Natalia Nykiel: Nigdy nie chciałam, żeby moja muzyka była bardzo polityczna. Kiedy jednak ktoś mówi, że jeden człowiek jest gorszy od drugiego lub próbuje wykluczyć pewne grupy społeczne i to są grupy, do których należą moi fani, przyjaciele czy współpracownicy, to nie mogę biernie się temu przyglądać. Milczenie też jest w pewnym sensie zgodą, a ja zawsze będę stała murem za moimi najbliższymi. Tym bardziej, że ostatnio jest dużo nieporozumień wywołanymi nieprawdziwymi informacjami rozpowszechnianymi przez media.

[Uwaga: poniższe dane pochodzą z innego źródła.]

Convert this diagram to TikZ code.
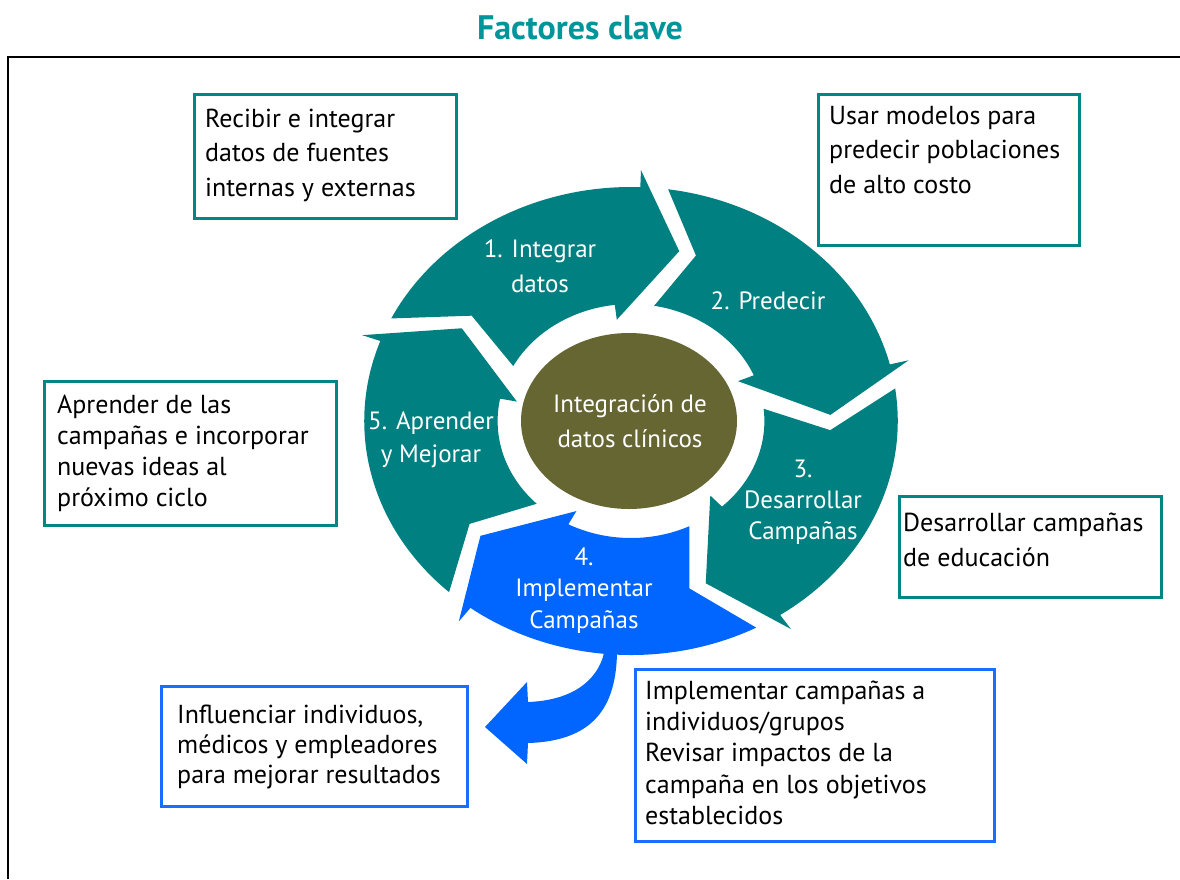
\documentclass[tikz,border=0pt]{standalone}
\usepackage{fontspec}
\setmainfont{PT Sans}
\usetikzlibrary{shapes.geometric}

\definecolor{segteal}{HTML}{008080}
\definecolor{boxteal}{HTML}{008784}
\definecolor{titleteal}{HTML}{00959A}
\definecolor{segblue}{HTML}{0066FF}
\definecolor{boxblue}{HTML}{1A6EFF}
\definecolor{hubolive}{HTML}{666633}

% radii of the cycle ring (pt)
\def\Ro{234pt}   % outer edge of the band
\def\Ri{117pt}   % inner edge of the band
\def\Rt{175pt}   % arrow tip / tail notch
\def\Rb{251pt}   % outer barb
\def\Rib{102pt}  % inner barb

% one chevron band of the cycle: #1 tip angle of the previous band, #2 own tip angle
\newcommand\cycseg[3]{%
  \fill[#3] (#1+6:\Ro) arc[start angle=#1+6, end angle=#2+12, radius=\Ro]
    -- (#2+12:\Rb) -- (#2:\Rt) -- (#2+21:\Rib) -- (#2+21:\Ri)
    arc[start angle=#2+21, end angle=#1+4, radius=\Ri]
    -- (#1-5:\Rt) -- cycle;}

% rows of text: style, name, x, first baseline, line step, lines
\newcommand\textrows[6]{%
  \foreach \txt [count=\k] in {#6} {
    \node[#1] (#2-\k) at ({#3},{#4+(\k-1)*#5}) {\txt};
  }}

\tikzset{
  tealbox/.style={draw=boxteal, line width=3pt, inner sep=0pt},
  bluebox/.style={draw=boxblue, line width=3pt, inner sep=0pt},
  bodytext/.style={font=\fontsize{26}{31}\selectfont, inner sep=0pt, text=black, anchor=base west},
  segtext/.style={font=\fontsize{25}{30}\selectfont, inner sep=0pt, text=white, anchor=base},
}

\begin{document}
\begin{tikzpicture}[x=1pt, y=-1pt]
\useasboundingbox (0,0) rectangle (1180,879);

% title and frame
\node[font=\fontsize{34}{40}\selectfont\bfseries, text=titleteal, anchor=base, inner sep=0pt]
  (title) at (580,39) {Factores clave};
\draw[line width=2pt] (8,879) -- (8,57) -- (1180,57);

% the five bands of the cycle
\begin{scope}[shift={(631,421)}, xscale=1.14]
  \cycseg{148}{76}{segteal}
  \cycseg{76}{2}{segteal}
  \cycseg{2}{-68}{segteal}
  \cycseg{-68}{-139}{segblue}
  \cycseg{-139}{-212}{segteal}
\end{scope}

% curved arrow leaving step 4
\fill[segblue] (605,645) .. controls (604,668) and (585,700) .. (528,702)
  -- (527,682) -- (485,727) -- (527,764) -- (528,743)
  .. controls (598,741) and (618,702) .. (617,645) -- cycle;

% hub
\node[ellipse, fill=hubolive, minimum width=216pt, minimum height=176pt, inner sep=0pt] (hub) at (629,421) {};
\textrows{segtext}{hubt}{630}{412}{35}{Integración de, datos clínicos}

% band labels
\textrows{segtext}{s1}{540}{257}{35}{1. Integrar, datos}
\textrows{segtext}{s2}{768}{309}{35}{2. Predecir}
\textrows{segtext}{s3}{803}{477}{31}{3., Desarrollar, Campañas}
\textrows{segtext}{s4}{584}{565}{31.5}{4., Implementar, Campañas}
\textrows{segtext}{s5}{431}{429}{33}{5. Aprender, y Mejorar}

% note boxes
\node[tealbox, minimum width=262pt, minimum height=124pt] (box1) at (325,156) {};
\textrows{bodytext}{b1}{205}{127}{34.5}{Recibir e integrar, datos de fuentes, internas y externas}

\node[tealbox, minimum width=261pt, minimum height=151pt] (box2) at (948.5,169.5) {};
\textrows{bodytext}{b2}{829}{124}{34.5}{Usar modelos para, predecir poblaciones, de alto costo}

\node[tealbox, minimum width=292pt, minimum height=144pt] (box5) at (190.5,453) {};
\textrows{bodytext}{b5}{57}{413}{31.3}{Aprender de las, campañas e incorporar, nuevas ideas al, próximo ciclo}

\node[tealbox, minimum width=262pt, minimum height=101pt] (box3) at (1030,546.5) {};
\textrows{bodytext}{b3}{903}{531}{35}{Desarrollar campañas, de educación}

\node[bluebox, minimum width=306pt, minimum height=120pt] (box4a) at (314,746) {};
\textrows{bodytext}{b4a}{177}{723}{30}{{Influenciar individuos,}, médicos y empleadores, para mejorar resultados}

\node[bluebox, minimum width=359pt, minimum height=172pt] (box4b) at (815,755) {};
\textrows{bodytext}{b4b}{645}{699}{31.4}{Implementar campañas a, individuos/grupos, Revisar impactos de la, campaña en los objetivos, establecidos}
\end{tikzpicture}
\end{document}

Często można odnieść wrażenie, że wiele sporów wynika z nieznajomości pewnych pojęć.
Natalia Nykiel: Nie sądzę jednak, aby wynikało to ze złej woli zwykłych ludzi, którzy siłą rzeczy trafiają na przekłamane, zmanipulowane treści, jakie podają im niektóre media. Od kilku lat mała grupa osób steruje publikowanymi informacjami oraz wpływa na to, jak ludzie myślą, kreując nie do końca prawdziwą rzeczywistość. To jest właśnie najsmutniejsze - jeżeli ktoś ma tylko jedno źródło informacji, to ciężko znaleźć ten balans. Stąd właśnie bierze się nienawiść. Dlatego potrzeba nam dużo głosów, które kulturalnie będą o tym mówić i nie nakręcać spirali nienawiści.
Spotkałaś się z krytycznymi głosami po publikacji tego postu?
Natalia Nykiel: Bardzo mnie zdziwiło i zaskoczyło, jak dużo zmieniło się w naszym kraju przez ostatni rok. Kiedy podczas zeszłorocznego Kraków Life Festival zrobiłam performance z piosenką "Born This Way", to nie wzbudziło to tylu kontrowersji, ile wzbudził ten post. Napisałam w nim dokładnie to samo, co powiedziałam wtedy na koncercie. Wywiązała się "dyskusja", choć chyba nie jest to najlepsze słowo opisujące te komentarze. To przerażające, jak wzrosła nienawiść w ciągu tego roku i jak to rokuje na przyszłe lata.